I would suggest the following:
After a period of 2 years with no sales of the software it reverts back to the original creator (company or individual) and if that is not possible it Becomes public domain.
This does not affect the rights of the Owner to any profits. The game/software may be published but on a not-for-profit status. In other words you may accept donations but not require them to play/use the software.
In our case the game would revert to Cryptic and if they did nothing with it for 12 months I would allow the software to be petitioned for release to public domain within 6 calendar months.
I don't see how that would be workable for number of reasons. First, not all software is individually and directly sold. For example, the Cryptic engine itself isn't sold. It would be tricky to determine when software was genuinely no longer in active publication, particularly for component software.
And imagine this hypothetical. I write software designed to manage very large businesses, but I only manage to convince one business to buy it. Two years later if I haven't found another customer does that mean everyone can now use it for free?
And here's a wild hypothetical. Suppose all the Oracle users groups worldwide staged a two year boycott of their software. In 730 days, they hit the jackpot and can use Oracle for free in perpetuity?

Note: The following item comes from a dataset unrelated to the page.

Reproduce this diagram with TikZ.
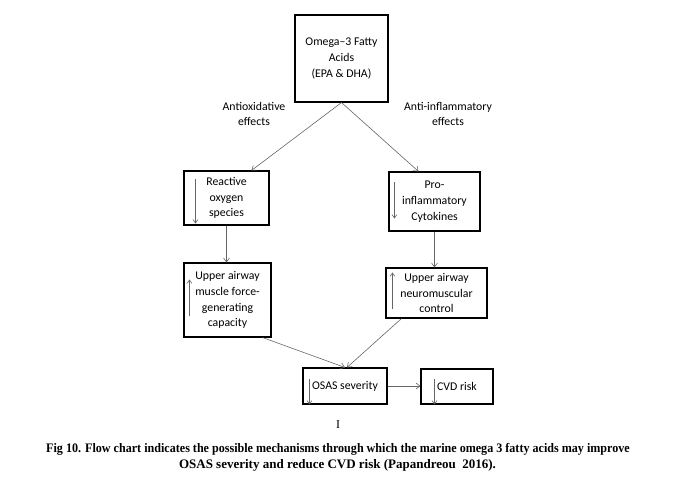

If you only require the software to be "for sale" whether it actually generates sales or not, that creates a different loophole. NCSoft could put CoH clients and servers up for sale for a billion dollars. They would then be for sale, but with no possibility of anyone actually buying them. Alternatively, NCSoft Korea could explicitly license CoH to NCI with strict orders not to load the servers anywhere. Technically speaking, the software is being actively licensed to a third party and thus "being sold" in the sense the law would likely have to recognize. How would the law distinguish between selling to another company and selling to individuals?